In October 2016, we walked through the Pew Center on the States report that does, in fact, articulate the extent to which voter rolls are clogged with old registrations, including those of dead people. Mind you, the report is more than eight years old, but it nonetheless exists.
What the study doesn’t do is suggest that this somehow correlates to fraud. When Trump elevated this argument four years ago, the report’s author denied that the study suggested that fraud was rampant, noting that “every study that has looked at this has found only an infinitesimally small number of illegal votes nationwide.” The point of the study was that voter rolls were inefficient and full of errors, not that these inefficiencies and errors actually led to fraud.

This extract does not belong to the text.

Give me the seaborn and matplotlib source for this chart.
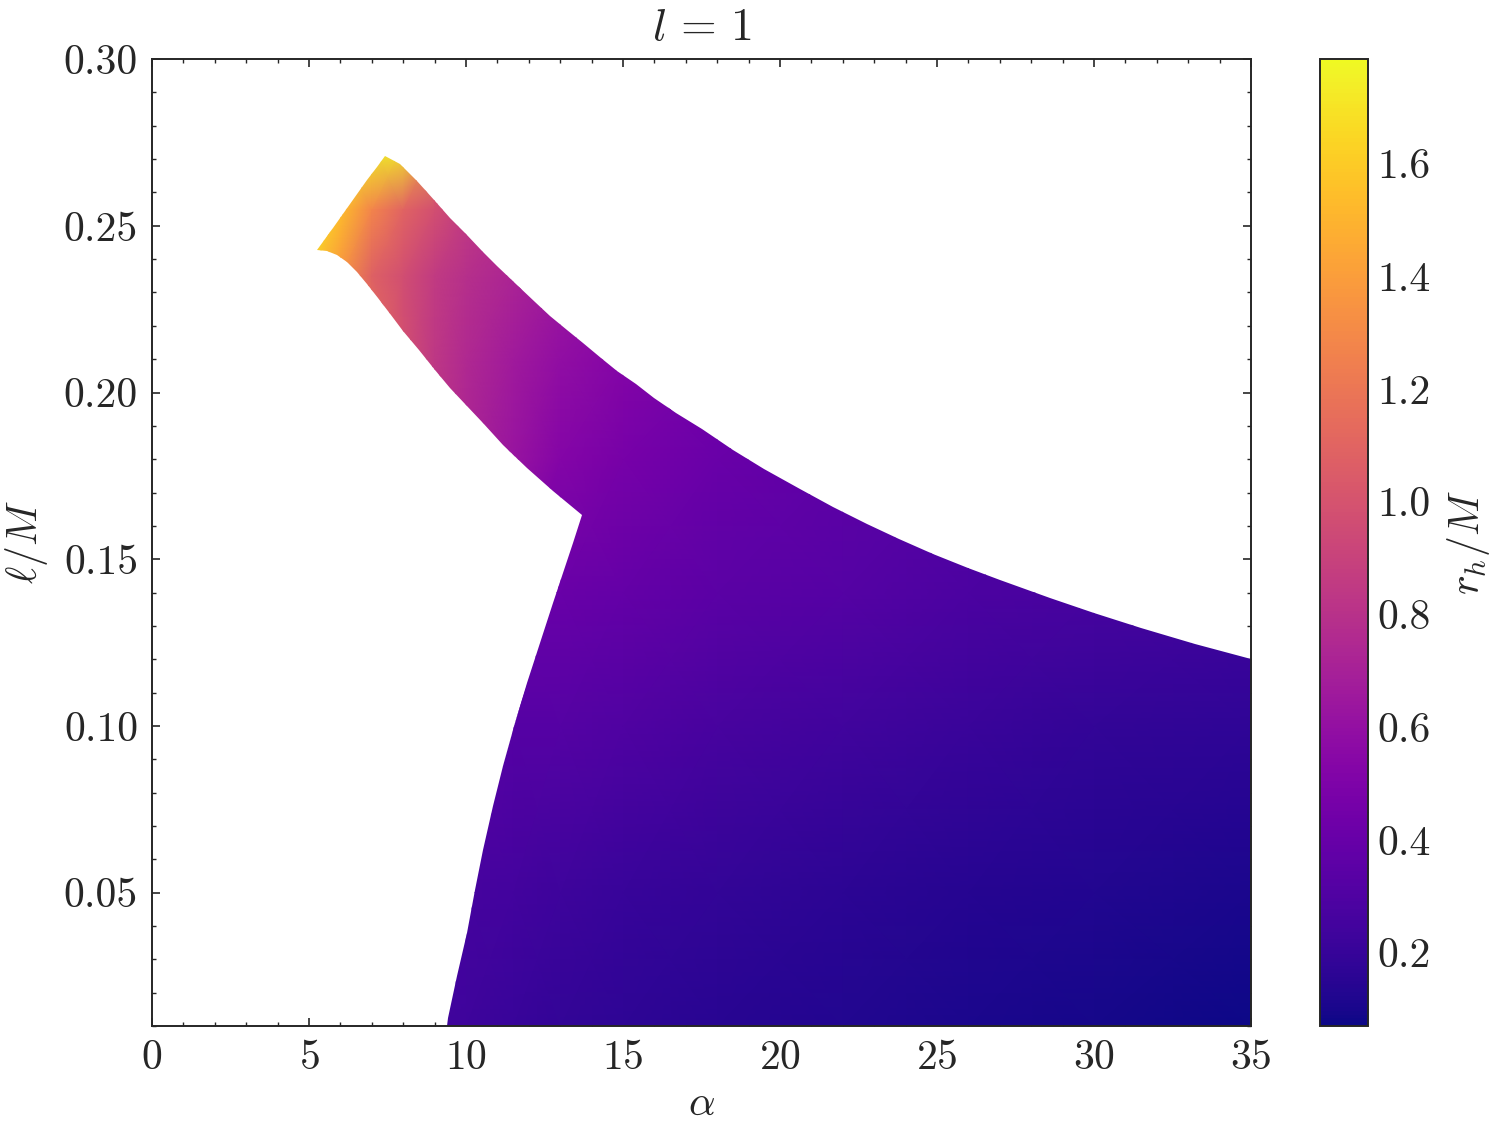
import numpy as np
import matplotlib
matplotlib.use('Agg')
import matplotlib.pyplot as plt
import seaborn as sns
from matplotlib.patches import Polygon
from matplotlib.ticker import MultipleLocator, FormatStrFormatter

alpha_nodes = [5, 6, 7, 8, 9, 10, 11.5, 13, 15, 18, 22, 26, 30, 35]
ell_nodes = [0.01, 0.05, 0.10, 0.14, 0.18, 0.21, 0.235, 0.255, 0.275, 0.30]
rh_values = [
    [0.32, 0.30, 0.28, 0.26, 0.24, 0.225, 0.205, 0.19, 0.17, 0.15, 0.125, 0.107, 0.092, 0.075],
    [0.38, 0.35, 0.32, 0.30, 0.28, 0.26, 0.245, 0.23, 0.21, 0.185, 0.16, 0.14, 0.125, 0.11],
    [0.55, 0.50, 0.45, 0.41, 0.38, 0.355, 0.33, 0.32, 0.30, 0.27, 0.24, 0.215, 0.19, 0.175],
    [0.90, 0.80, 0.68, 0.58, 0.50, 0.45, 0.42, 0.41, 0.39, 0.35, 0.32, 0.29, 0.265, 0.24],
    [1.50, 1.30, 1.10, 0.95, 0.82, 0.72, 0.62, 0.53, 0.47, 0.41, 0.36, 0.32, 0.29, 0.26],
    [1.60, 1.45, 1.20, 0.98, 0.84, 0.75, 0.66, 0.59, 0.53, 0.45, 0.38, 0.34, 0.31, 0.28],
    [1.62, 1.35, 1.08, 0.97, 0.86, 0.79, 0.72, 0.64, 0.56, 0.47, 0.40, 0.35, 0.32, 0.29],
    [1.72, 1.55, 1.28, 1.10, 0.98, 0.86, 0.76, 0.67, 0.58, 0.49, 0.41, 0.36, 0.33, 0.30],
    [1.80, 1.85, 1.85, 1.75, 1.15, 0.90, 0.79, 0.69, 0.60, 0.50, 0.42, 0.37, 0.335, 0.305],
    [1.80, 1.85, 1.85, 1.80, 1.30, 0.95, 0.82, 0.71, 0.62, 0.51, 0.43, 0.38, 0.34, 0.31],
]

# boundary of the region where horizons exist
left_alpha = [5.25, 5.77, 6.31, 6.84, 7.16, 7.42]
left_ell = [0.2427, 0.2494, 0.2565, 0.2637, 0.2677, 0.2709]
upper_alpha = [7.9, 8.44, 9.0, 9.49, 10.0, 10.54, 11.0, 11.62, 12.2, 12.68, 13.2,
               13.73, 14.3, 14.81, 15.4, 16.0, 16.7, 17.5, 18.5, 19.5, 20.64, 21.7,
               22.77, 23.8, 24.87, 26.0, 27.01, 28.6, 30.0, 31.5, 33.2, 35.0]
upper_ell = [0.2684, 0.2634, 0.2575, 0.2524, 0.2474, 0.2421, 0.2378, 0.2321,
             0.2270, 0.2230, 0.2188, 0.2147, 0.2103, 0.2066, 0.2025, 0.1985, 0.1940,
             0.1890, 0.1828, 0.1771, 0.1710, 0.1657, 0.1606, 0.1561, 0.1517, 0.1474,
             0.1438, 0.1384, 0.1339, 0.1294, 0.1246, 0.1200]
lower_alpha = [13.70, 13.42, 13.10, 12.78, 12.36, 11.93, 11.56, 11.19, 10.87, 10.55,
               10.29, 10.02, 9.72, 9.44, 9.40]
lower_ell = [0.1633, 0.1548, 0.1458, 0.1368, 0.1248, 0.1129, 0.1009, 0.0879, 0.0759,
             0.0629, 0.0509, 0.0379, 0.0249, 0.0124, 0.0101]
inner_alpha = [5.25, 5.56, 5.88, 6.20, 6.52, 6.84, 7.2, 7.6, 8.0, 8.5, 9.0, 9.5,
               10.0, 10.55, 11.19, 11.93, 12.78, 13.70]
inner_ell = [0.2427, 0.2425, 0.2413, 0.2392, 0.2362, 0.2325, 0.2282, 0.2233, 0.2184,
             0.2126, 0.2069, 0.2015, 0.1964, 0.1908, 0.1843, 0.1775, 0.1705, 0.1633]

sns.set_theme(style='ticks', rc={
    'axes.linewidth': 0.7,
    'xtick.direction': 'in', 'ytick.direction': 'in',
    'xtick.top': True, 'ytick.right': True,
    'xtick.minor.visible': True, 'ytick.minor.visible': True,
    'xtick.major.size': 2.9, 'ytick.major.size': 2.9,
    'xtick.minor.size': 1.5, 'ytick.minor.size': 1.5,
    'xtick.major.width': 0.6, 'ytick.major.width': 0.6,
    'xtick.minor.width': 0.5, 'ytick.minor.width': 0.5,
})
plt.rcParams['font.family'] = 'serif'
plt.rcParams['font.serif'] = ['cmr10', 'DejaVu Serif']
plt.rcParams['mathtext.fontset'] = 'cm'
plt.rcParams['axes.formatter.use_mathtext'] = True

fs = 15
fig = plt.figure(figsize=(7.495, 5.68), dpi=200)
ax = fig.add_axes([0.1014, 0.0968, 0.7332, 0.8512])
cax = fig.add_axes([0.8806, 0.0968, 0.032, 0.8512])

A, L = np.meshgrid(alpha_nodes, ell_nodes)
cmap = sns.color_palette('plasma', as_cmap=True)
mesh = ax.pcolormesh(A, L, np.array(rh_values), shading='gouraud', cmap=cmap,
                     vmin=0.07, vmax=1.785, rasterized=True)

outline = (list(zip(left_alpha, left_ell)) + list(zip(upper_alpha, upper_ell))
           + [(35.0, 0.0101)] + list(zip(lower_alpha[::-1], lower_ell[::-1]))
           + list(zip(inner_alpha[::-1], inner_ell[::-1])))
clip = Polygon(outline, closed=True, transform=ax.transData)
mesh.set_clip_path(clip)

ax.set_xlim(0, 35)
ax.set_ylim(0.01, 0.30)
ax.xaxis.set_major_locator(MultipleLocator(5))
ax.xaxis.set_minor_locator(MultipleLocator(1))
ax.yaxis.set_major_locator(MultipleLocator(0.05))
ax.yaxis.set_minor_locator(MultipleLocator(0.01))
ax.yaxis.set_major_formatter(FormatStrFormatter('%.2f'))
ax.tick_params(labelsize=fs, pad=5)
ax.set_xlabel(r'$\alpha$', fontsize=fs, labelpad=3)
ax.set_ylabel(r'$\ell/M$', fontsize=fs, labelpad=5)
ax.set_title(r'$l\,=\,1$', fontsize=16.5, pad=7)

cbar = fig.colorbar(mesh, cax=cax)
cbar.outline.set_linewidth(0.7)
cbar.set_ticks([0.2, 0.4, 0.6, 0.8, 1.0, 1.2, 1.4, 1.6])
cbar.ax.yaxis.set_major_formatter(FormatStrFormatter('%.1f'))
cbar.ax.yaxis.set_minor_locator(MultipleLocator(0.05))
cbar.ax.tick_params(which='both', direction='in', right=True, left=False, labelsize=fs)
cbar.set_label(r'$r_h/M$', fontsize=fs, labelpad=5)

fig.savefig('out.png', dpi=200)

But, in the absence of evidence of widespread fraud, Trump and his allies insist that these errors could lead to fraud — ignoring that there are checks in place to evaluate the accuracy of submitted ballots. All of McEnany’s subsequent claims about why Trump was right suffer from the same initial flaw: There is no evidence that the problems she cites actually lead to fraud.
Yes, ballots have turned up in places they shouldn’t as they are sent to people who have moved or died. But this isn’t fifth grade, where you simply stick a ballot in a box and it gets counted. McEnany and Trump have never explained their theory for how an evildoer could, say, match a dead voter’s signature with the one on file. Much less why someone would risk prison to cast an additional 20 votes in a statewide race.

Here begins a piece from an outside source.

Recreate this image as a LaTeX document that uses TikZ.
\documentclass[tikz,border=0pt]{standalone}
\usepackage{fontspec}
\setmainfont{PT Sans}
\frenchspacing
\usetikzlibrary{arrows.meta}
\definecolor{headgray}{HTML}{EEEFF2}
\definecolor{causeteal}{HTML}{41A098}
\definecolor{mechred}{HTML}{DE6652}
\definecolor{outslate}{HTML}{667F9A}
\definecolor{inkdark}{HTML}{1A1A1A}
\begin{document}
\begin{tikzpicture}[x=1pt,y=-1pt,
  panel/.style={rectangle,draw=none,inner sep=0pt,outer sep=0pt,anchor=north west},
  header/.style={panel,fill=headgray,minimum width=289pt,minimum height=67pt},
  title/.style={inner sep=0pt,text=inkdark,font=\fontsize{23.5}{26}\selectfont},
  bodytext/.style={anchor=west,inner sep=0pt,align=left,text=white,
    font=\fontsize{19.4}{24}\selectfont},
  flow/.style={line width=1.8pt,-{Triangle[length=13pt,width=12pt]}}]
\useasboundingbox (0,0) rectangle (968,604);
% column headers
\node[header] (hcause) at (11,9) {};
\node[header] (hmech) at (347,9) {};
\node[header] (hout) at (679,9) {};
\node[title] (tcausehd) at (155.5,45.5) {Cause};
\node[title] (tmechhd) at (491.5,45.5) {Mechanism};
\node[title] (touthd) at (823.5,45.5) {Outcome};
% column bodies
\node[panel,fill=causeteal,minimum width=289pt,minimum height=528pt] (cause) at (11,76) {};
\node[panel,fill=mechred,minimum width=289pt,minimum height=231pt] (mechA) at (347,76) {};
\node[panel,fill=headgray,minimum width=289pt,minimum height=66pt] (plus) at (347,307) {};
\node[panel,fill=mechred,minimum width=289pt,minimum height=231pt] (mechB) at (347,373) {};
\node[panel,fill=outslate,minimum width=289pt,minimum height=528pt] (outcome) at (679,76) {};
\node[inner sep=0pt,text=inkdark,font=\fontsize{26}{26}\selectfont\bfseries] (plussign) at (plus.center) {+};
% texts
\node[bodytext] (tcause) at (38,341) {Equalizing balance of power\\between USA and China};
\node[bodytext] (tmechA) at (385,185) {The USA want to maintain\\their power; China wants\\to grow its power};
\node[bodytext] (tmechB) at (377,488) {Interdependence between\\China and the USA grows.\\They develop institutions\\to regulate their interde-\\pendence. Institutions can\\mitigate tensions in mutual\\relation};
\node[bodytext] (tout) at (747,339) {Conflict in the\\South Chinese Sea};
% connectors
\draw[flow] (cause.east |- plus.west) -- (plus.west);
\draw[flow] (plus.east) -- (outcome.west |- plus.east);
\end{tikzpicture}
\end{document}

Part of McEnany’s defense of Trump’s tweets about California was her claim that voter registration in Los Angeles County was “112 percent” of the county’s eligible population.
Nope. We’ve debunked this one before, too, more than a year ago. Then, it was in response to conservative activist and notorious falsehood-peddler Charlie Kirk, who made the same claim about Los Angeles’s registrations. It’s just completely wrong.
More amazingly, Los Angeles has been touted by Trump and his allies as a place where “voter fraud” problems were actually addressed. The pro-Trump group Judicial Watch sued the county to get dead voters off the rolls, and won. Trump’s used that lawsuit to argue that a million people in the county were voting illegally, which, as above, they weren’t. But the point is that this was “fixed,” by Trump’s own standard — yet McEnany still hypes it.
She also again pointed to a bipartisan report from 2005 noting that there was a greater risk of fraud from mail-in ballots than from in-person voting — an actually accurate statement. The problem, of course, is that “greater risk” doesn’t mean “great risk.” You have a greater risk of being killed by an asteroid if you’re standing outside than if you’re in your house, but that doesn’t mean you’re about to go the way of the dinosaurs.
McEnany likes to point out that former president Jimmy Carter was part of the group that reached that determination. Earlier this month, given the pandemic, Carter publicly called for expanded access to mail-in ballots.
Given the point I made at the outset, that what McEnany is tasked with defending doesn’t actually lend itself to viable defense, she worked with what she had. It just wasn’t much.
But it’s not as though she was uncomfortable in that position. McEnany cut her teeth in jousting with the media as a Trump defender on CNN. During the 2016 campaign, she appeared on his least-favorite network on most weeknights, always prepared with talking points and always willing to offer cherry-picked rejoinders to try to win inches of turf in the great trench war that is a cable news panel. It’s this approach that she brings to the briefing room — a cable-news talking head eager to put points on the board for her team — rather than recognizing that her role is to convey accurate information on behalf of the administration.
And, of course, that approach is why Trump thinks she’s doing such a good job.